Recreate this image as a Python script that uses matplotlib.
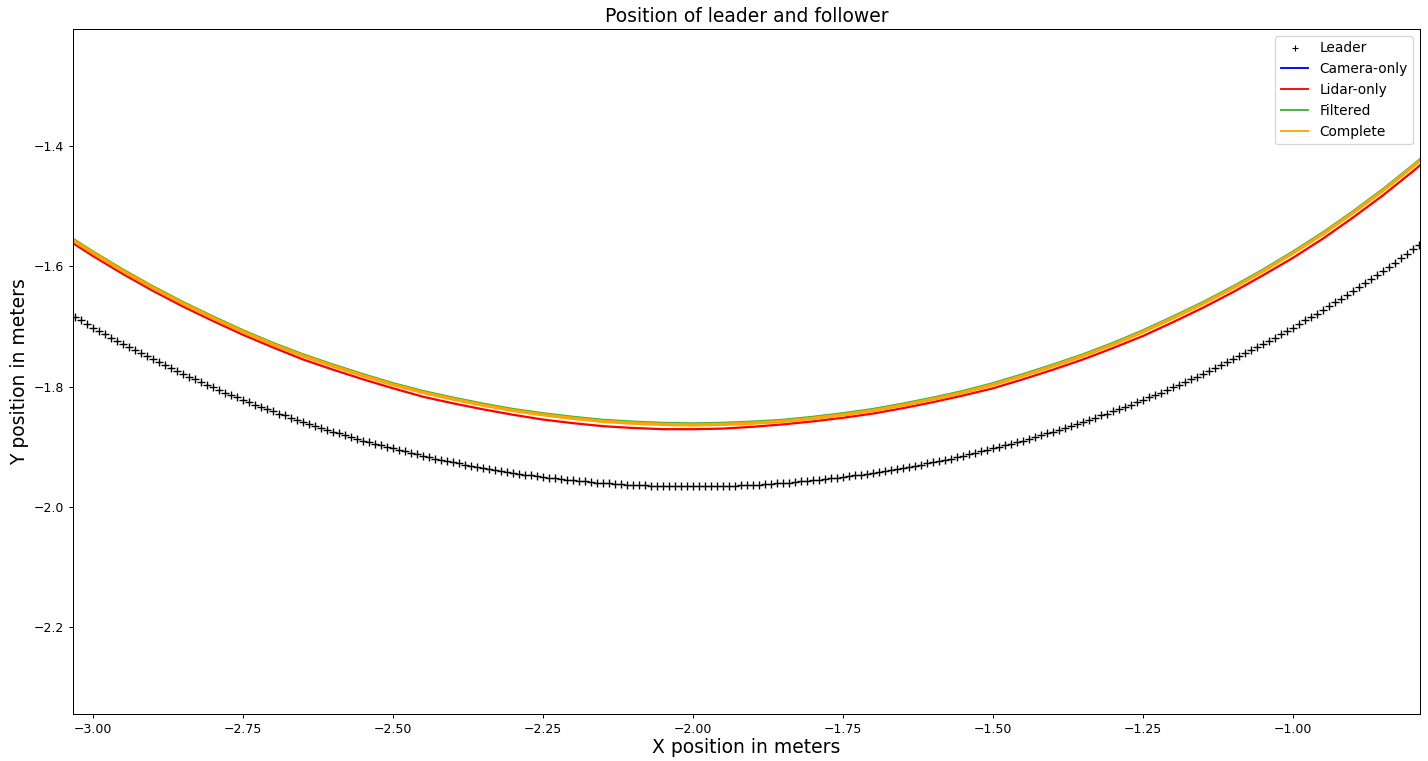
import numpy as np
import matplotlib
matplotlib.use('Agg')
import matplotlib.pyplot as plt

# leader positions (one every ~0.01 m in x)
leader_x = [
    -3.03, -3.02, -3.01, -3.00,
    -2.99, -2.98, -2.97, -2.96, -2.95, -2.94, -2.93, -2.92, -2.91, -2.90,
    -2.89, -2.88, -2.87, -2.86, -2.85, -2.84, -2.83, -2.82, -2.81, -2.80,
    -2.79, -2.78, -2.77, -2.76, -2.75, -2.74, -2.73, -2.72, -2.71, -2.70,
    -2.69, -2.68, -2.67, -2.66, -2.65, -2.64, -2.63, -2.62, -2.61, -2.60,
    -2.59, -2.58, -2.57, -2.56, -2.55, -2.54, -2.53, -2.52, -2.51, -2.50,
    -2.49, -2.48, -2.47, -2.46, -2.45, -2.44, -2.43, -2.42, -2.41, -2.40,
    -2.39, -2.38, -2.37, -2.36, -2.35, -2.34, -2.33, -2.32, -2.31, -2.30,
    -2.29, -2.28, -2.27, -2.26, -2.25, -2.24, -2.23, -2.22, -2.21, -2.20,
    -2.19, -2.18, -2.17, -2.16, -2.15, -2.14, -2.13, -2.12, -2.11, -2.10,
    -2.09, -2.08, -2.07, -2.06, -2.05, -2.04, -2.03, -2.02, -2.01, -2.00,
    -1.99, -1.98, -1.97, -1.96, -1.95, -1.94, -1.93, -1.92, -1.91, -1.90,
    -1.89, -1.88, -1.87, -1.86, -1.85, -1.84, -1.83, -1.82, -1.81, -1.80,
    -1.79, -1.78, -1.77, -1.76, -1.75, -1.74, -1.73, -1.72, -1.71, -1.70,
    -1.69, -1.68, -1.67, -1.66, -1.65, -1.64, -1.63, -1.62, -1.61, -1.60,
    -1.59, -1.58, -1.57, -1.56, -1.55, -1.54, -1.53, -1.52, -1.51, -1.50,
    -1.49, -1.48, -1.47, -1.46, -1.45, -1.44, -1.43, -1.42, -1.41, -1.40,
    -1.39, -1.38, -1.37, -1.36, -1.35, -1.34, -1.33, -1.32, -1.31, -1.30,
    -1.29, -1.28, -1.27, -1.26, -1.25, -1.24, -1.23, -1.22, -1.21, -1.20,
    -1.19, -1.18, -1.17, -1.16, -1.15, -1.14, -1.13, -1.12, -1.11, -1.10,
    -1.09, -1.08, -1.07, -1.06, -1.05, -1.04, -1.03, -1.02, -1.01, -1.00,
    -0.99, -0.98, -0.97, -0.96, -0.95, -0.94, -0.93, -0.92, -0.91, -0.90,
    -0.89, -0.88, -0.87, -0.86, -0.85, -0.84, -0.83, -0.82, -0.81, -0.80,
    -0.79,
]
leader_y = [
    -1.684, -1.690, -1.696, -1.702, -1.707, -1.713, -1.719, -1.724, -1.729, -1.735,
    -1.740, -1.745, -1.750, -1.755, -1.760, -1.765, -1.770, -1.774, -1.779, -1.784,
    -1.788, -1.793, -1.797, -1.801, -1.806, -1.810, -1.814, -1.818, -1.822, -1.826,
    -1.830, -1.834, -1.837, -1.841, -1.845, -1.848, -1.852, -1.855, -1.859, -1.862,
    -1.866, -1.869, -1.872, -1.875, -1.878, -1.881, -1.884, -1.887, -1.890, -1.893,
    -1.895, -1.898, -1.901, -1.903, -1.906, -1.908, -1.911, -1.913, -1.915, -1.918,
    -1.920, -1.922, -1.924, -1.926, -1.928, -1.930, -1.932, -1.934, -1.936, -1.937,
    -1.939, -1.941, -1.942, -1.944, -1.945, -1.947, -1.948, -1.949, -1.951, -1.952,
    -1.953, -1.954, -1.955, -1.956, -1.957, -1.958, -1.959, -1.960, -1.960, -1.961,
    -1.962, -1.962, -1.963, -1.964, -1.964, -1.964, -1.965, -1.965, -1.965, -1.966,
    -1.966, -1.966, -1.966,
    -1.966,
    -1.966, -1.966, -1.966, -1.966, -1.965, -1.965, -1.965, -1.964, -1.964, -1.964,
    -1.963, -1.962, -1.962, -1.961, -1.960, -1.960, -1.959, -1.958, -1.957, -1.956,
    -1.955, -1.954, -1.953, -1.952, -1.951, -1.949, -1.948, -1.947, -1.945, -1.944,
    -1.942, -1.941, -1.939, -1.937, -1.936, -1.934, -1.932, -1.930, -1.928, -1.926,
    -1.924, -1.922, -1.920, -1.918, -1.915, -1.913, -1.911, -1.908, -1.906, -1.903,
    -1.901, -1.898, -1.895, -1.893, -1.890, -1.887, -1.884, -1.881, -1.878, -1.875,
    -1.872, -1.869, -1.866, -1.862, -1.859, -1.855, -1.852, -1.848, -1.845, -1.841,
    -1.837, -1.834, -1.830, -1.826, -1.822, -1.818, -1.814, -1.810, -1.806, -1.801,
    -1.797, -1.793, -1.788, -1.784, -1.779, -1.774, -1.770, -1.765, -1.760, -1.755,
    -1.750, -1.745, -1.740, -1.735, -1.729, -1.724, -1.719, -1.713, -1.707, -1.702,
    -1.696, -1.690, -1.684, -1.679, -1.672, -1.666, -1.660, -1.654, -1.648, -1.641,
    -1.635, -1.628, -1.621, -1.615, -1.608, -1.601, -1.594, -1.587, -1.579, -1.572,
    -1.565,
]

# follower estimates, all sampled at the same x
follower_x = [
    -3.05, -3.00, -2.95, -2.90, -2.85, -2.80, -2.75, -2.70, -2.65, -2.60,
    -2.55, -2.50, -2.45, -2.40, -2.35, -2.30, -2.25, -2.20, -2.15, -2.10,
    -2.05, -2.00, -1.95, -1.90, -1.85, -1.80, -1.75, -1.70, -1.65, -1.60,
    -1.55, -1.50, -1.45, -1.40, -1.35, -1.30, -1.25, -1.20, -1.15, -1.10,
    -1.05, -1.00, -0.95, -0.90, -0.85, -0.80, -0.75,
]
camera_y = [
    -1.545, -1.577, -1.607, -1.635, -1.661, -1.685, -1.708, -1.729, -1.748, -1.765,
    -1.781, -1.796, -1.809, -1.820, -1.830, -1.839, -1.846, -1.852, -1.857, -1.860,
    -1.862, -1.863, -1.862, -1.860, -1.857, -1.852, -1.846, -1.839, -1.830, -1.820,
    -1.809, -1.796, -1.781, -1.765, -1.748, -1.729, -1.708, -1.685, -1.661, -1.635,
    -1.607, -1.577, -1.545, -1.510, -1.473, -1.433, -1.391,
]
lidar_y = [
    -1.551, -1.583, -1.613, -1.641, -1.667, -1.691, -1.714, -1.735, -1.755, -1.772,
    -1.788, -1.803, -1.817, -1.828, -1.838, -1.847, -1.855, -1.861, -1.866, -1.869,
    -1.871, -1.871, -1.870, -1.867, -1.863, -1.858, -1.852, -1.845, -1.836, -1.826,
    -1.815, -1.803, -1.788, -1.772, -1.755, -1.736, -1.716, -1.693, -1.669, -1.643,
    -1.615, -1.586, -1.554, -1.519, -1.482, -1.442, -1.400,
]
filtered_y = [
    -1.543, -1.575, -1.605, -1.633, -1.659, -1.683, -1.706, -1.727, -1.746, -1.763,
    -1.779, -1.794, -1.807, -1.818, -1.828, -1.837, -1.844, -1.850, -1.855, -1.858,
    -1.860, -1.861, -1.860, -1.858, -1.855, -1.850, -1.844, -1.837, -1.828, -1.818,
    -1.807, -1.794, -1.779, -1.763, -1.746, -1.727, -1.706, -1.683, -1.659, -1.633,
    -1.605, -1.575, -1.543, -1.508, -1.471, -1.431, -1.389,
]
complete_y = [
    -1.546, -1.578, -1.608, -1.636, -1.662, -1.686, -1.709, -1.730, -1.749, -1.766,
    -1.782, -1.797, -1.810, -1.821, -1.831, -1.840, -1.847, -1.853, -1.858, -1.861,
    -1.863, -1.864, -1.863, -1.861, -1.858, -1.853, -1.847, -1.840, -1.831, -1.821,
    -1.810, -1.797, -1.782, -1.766, -1.749, -1.730, -1.709, -1.686, -1.662, -1.636,
    -1.608, -1.578, -1.546, -1.511, -1.474, -1.434, -1.392,
]

x_ticks = [-3.00, -2.75, -2.50, -2.25, -2.00, -1.75, -1.50, -1.25, -1.00]
y_ticks = [-2.2, -2.0, -1.8, -1.6, -1.4]

dpi = 90
fig = plt.figure(figsize=(1428 / dpi, 761 / dpi), dpi=dpi)
ax = fig.add_axes([73 / 1428, 1 - 714 / 761, (1420 - 73) / 1428, (714 - 29) / 761])

ax.plot(leader_x, leader_y, '+', color='black', markersize=6, markeredgewidth=1.1, label='Leader')
ax.plot(follower_x, camera_y, color='blue', linewidth=1.5, label='Camera-only')
ax.plot(follower_x, lidar_y, color='red', linewidth=1.8, label='Lidar-only')
ax.plot(follower_x, filtered_y, color='#3cb43c', linewidth=1.4, label='Filtered')
ax.plot(follower_x, complete_y, color='orange', linewidth=2.7, label='Complete')

ax.set_xlim(-3.0333, -0.7883)
ax.set_ylim(-2.3447, -1.2054)
ax.set_xticks(x_ticks)
ax.set_yticks(y_ticks)
ax.tick_params(labelsize=10)

ax.set_title('Position of leader and follower', fontsize=15)
ax.set_xlabel('X position in meters', fontsize=15, labelpad=2)
ax.set_ylabel('Y position in meters', fontsize=15)

leg = ax.legend(loc='upper right', fontsize=11)
leg.get_lines()[0].set_markersize(4.5)
leg.get_lines()[0].set_markeredgewidth(0.9)
for line in leg.get_lines()[1:]:
    line.set_linewidth(1.5)

fig.savefig('out.png', dpi=dpi)
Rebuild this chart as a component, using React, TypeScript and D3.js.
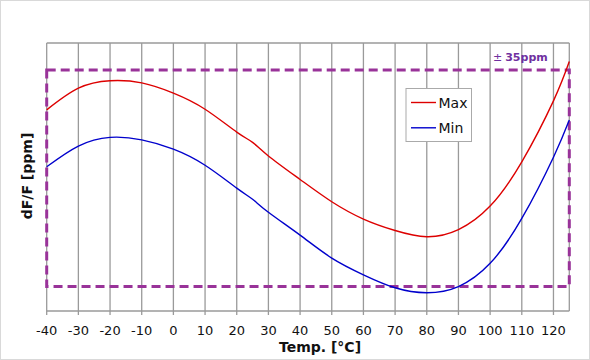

● ● ●

# SHORT PROBLEM
Please return, exactly as written, the lines from the first line of the records above through the line containing "import matplotlib.pyplot as plt", both included, leaving out any pictures.

# FINAL RESULT
Recreate this image as a Python script that uses matplotlib.
import numpy as np
import matplotlib
matplotlib.use('Agg')
import matplotlib.pyplot as plt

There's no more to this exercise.